*Instruction:* Below is some material; set it all down exactly, apart from the pictures.

*Entries shown:*
———

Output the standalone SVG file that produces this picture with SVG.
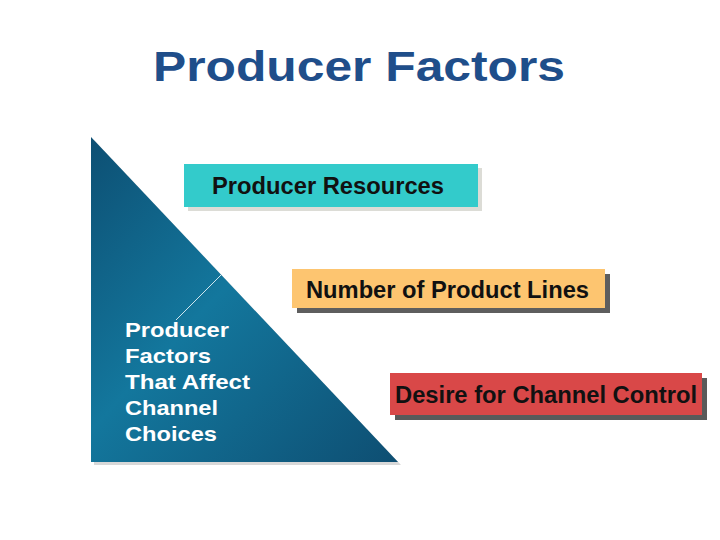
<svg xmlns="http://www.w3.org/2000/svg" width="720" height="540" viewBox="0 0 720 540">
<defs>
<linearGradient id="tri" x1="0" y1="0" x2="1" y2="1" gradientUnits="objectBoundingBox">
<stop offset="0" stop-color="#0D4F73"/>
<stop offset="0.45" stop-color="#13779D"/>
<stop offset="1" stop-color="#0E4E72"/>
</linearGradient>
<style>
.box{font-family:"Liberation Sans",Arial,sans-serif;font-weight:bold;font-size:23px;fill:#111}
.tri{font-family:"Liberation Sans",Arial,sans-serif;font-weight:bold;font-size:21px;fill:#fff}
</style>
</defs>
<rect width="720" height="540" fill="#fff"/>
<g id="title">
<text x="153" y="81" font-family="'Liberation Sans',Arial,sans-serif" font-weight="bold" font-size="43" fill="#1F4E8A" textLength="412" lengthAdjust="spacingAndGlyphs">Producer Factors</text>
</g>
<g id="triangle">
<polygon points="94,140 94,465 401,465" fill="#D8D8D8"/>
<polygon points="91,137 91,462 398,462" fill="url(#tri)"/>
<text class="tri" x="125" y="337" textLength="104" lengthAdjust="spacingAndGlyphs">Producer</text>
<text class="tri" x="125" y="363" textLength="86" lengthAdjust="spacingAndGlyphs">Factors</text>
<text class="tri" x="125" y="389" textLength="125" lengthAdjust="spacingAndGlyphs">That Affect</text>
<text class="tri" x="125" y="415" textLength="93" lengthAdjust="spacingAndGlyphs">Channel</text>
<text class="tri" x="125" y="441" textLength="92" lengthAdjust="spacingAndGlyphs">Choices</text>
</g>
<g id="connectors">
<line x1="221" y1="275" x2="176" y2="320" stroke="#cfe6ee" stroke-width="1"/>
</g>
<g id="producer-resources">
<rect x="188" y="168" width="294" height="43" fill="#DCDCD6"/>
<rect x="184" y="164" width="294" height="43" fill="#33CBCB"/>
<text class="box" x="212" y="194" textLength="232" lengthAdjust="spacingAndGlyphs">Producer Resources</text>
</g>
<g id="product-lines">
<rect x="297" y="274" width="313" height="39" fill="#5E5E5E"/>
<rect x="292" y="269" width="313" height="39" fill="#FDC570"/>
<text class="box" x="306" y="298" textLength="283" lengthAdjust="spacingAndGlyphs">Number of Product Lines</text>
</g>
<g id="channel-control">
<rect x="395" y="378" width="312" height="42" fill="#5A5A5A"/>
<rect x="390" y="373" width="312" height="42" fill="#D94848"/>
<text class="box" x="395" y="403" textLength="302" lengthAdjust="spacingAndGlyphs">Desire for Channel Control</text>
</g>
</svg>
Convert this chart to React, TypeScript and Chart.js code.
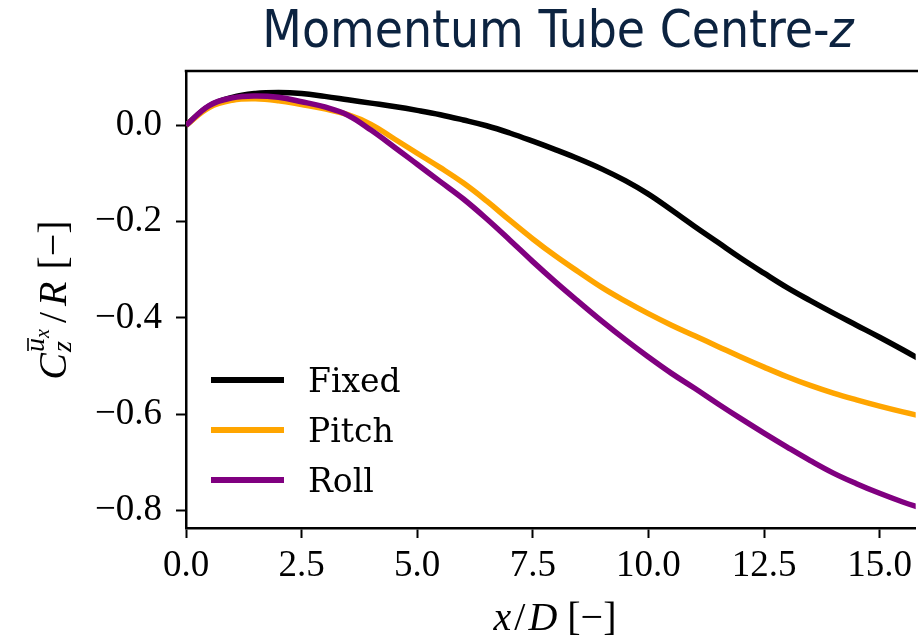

———

*Result below:*
Output the standalone SVG file that produces this picture with SVG.
<svg xmlns="http://www.w3.org/2000/svg" width="720" height="540" viewBox="0 0 720 540">
<defs>
<linearGradient id="tri" x1="0" y1="0" x2="1" y2="1" gradientUnits="objectBoundingBox">
<stop offset="0" stop-color="#0D4F73"/>
<stop offset="0.45" stop-color="#13779D"/>
<stop offset="1" stop-color="#0E4E72"/>
</linearGradient>
<style>
.box{font-family:"Liberation Sans",Arial,sans-serif;font-weight:bold;font-size:23px;fill:#111}
.tri{font-family:"Liberation Sans",Arial,sans-serif;font-weight:bold;font-size:21px;fill:#fff}
</style>
</defs>
<rect width="720" height="540" fill="#fff"/>
<g id="title">
<text x="153" y="81" font-family="'Liberation Sans',Arial,sans-serif" font-weight="bold" font-size="43" fill="#1F4E8A" textLength="412" lengthAdjust="spacingAndGlyphs">Producer Factors</text>
</g>
<g id="triangle">
<polygon points="94,140 94,465 401,465" fill="#D8D8D8"/>
<polygon points="91,137 91,462 398,462" fill="url(#tri)"/>
<text class="tri" x="125" y="337" textLength="104" lengthAdjust="spacingAndGlyphs">Producer</text>
<text class="tri" x="125" y="363" textLength="86" lengthAdjust="spacingAndGlyphs">Factors</text>
<text class="tri" x="125" y="389" textLength="125" lengthAdjust="spacingAndGlyphs">That Affect</text>
<text class="tri" x="125" y="415" textLength="93" lengthAdjust="spacingAndGlyphs">Channel</text>
<text class="tri" x="125" y="441" textLength="92" lengthAdjust="spacingAndGlyphs">Choices</text>
</g>
<g id="connectors">
<line x1="221" y1="275" x2="176" y2="320" stroke="#cfe6ee" stroke-width="1"/>
</g>
<g id="producer-resources">
<rect x="188" y="168" width="294" height="43" fill="#DCDCD6"/>
<rect x="184" y="164" width="294" height="43" fill="#33CBCB"/>
<text class="box" x="212" y="194" textLength="232" lengthAdjust="spacingAndGlyphs">Producer Resources</text>
</g>
<g id="product-lines">
<rect x="297" y="274" width="313" height="39" fill="#5E5E5E"/>
<rect x="292" y="269" width="313" height="39" fill="#FDC570"/>
<text class="box" x="306" y="298" textLength="283" lengthAdjust="spacingAndGlyphs">Number of Product Lines</text>
</g>
<g id="channel-control">
<rect x="395" y="378" width="312" height="42" fill="#5A5A5A"/>
<rect x="390" y="373" width="312" height="42" fill="#D94848"/>
<text class="box" x="395" y="403" textLength="302" lengthAdjust="spacingAndGlyphs">Desire for Channel Control</text>
</g>
</svg>
Convert this chart to React, TypeScript and Chart.js code.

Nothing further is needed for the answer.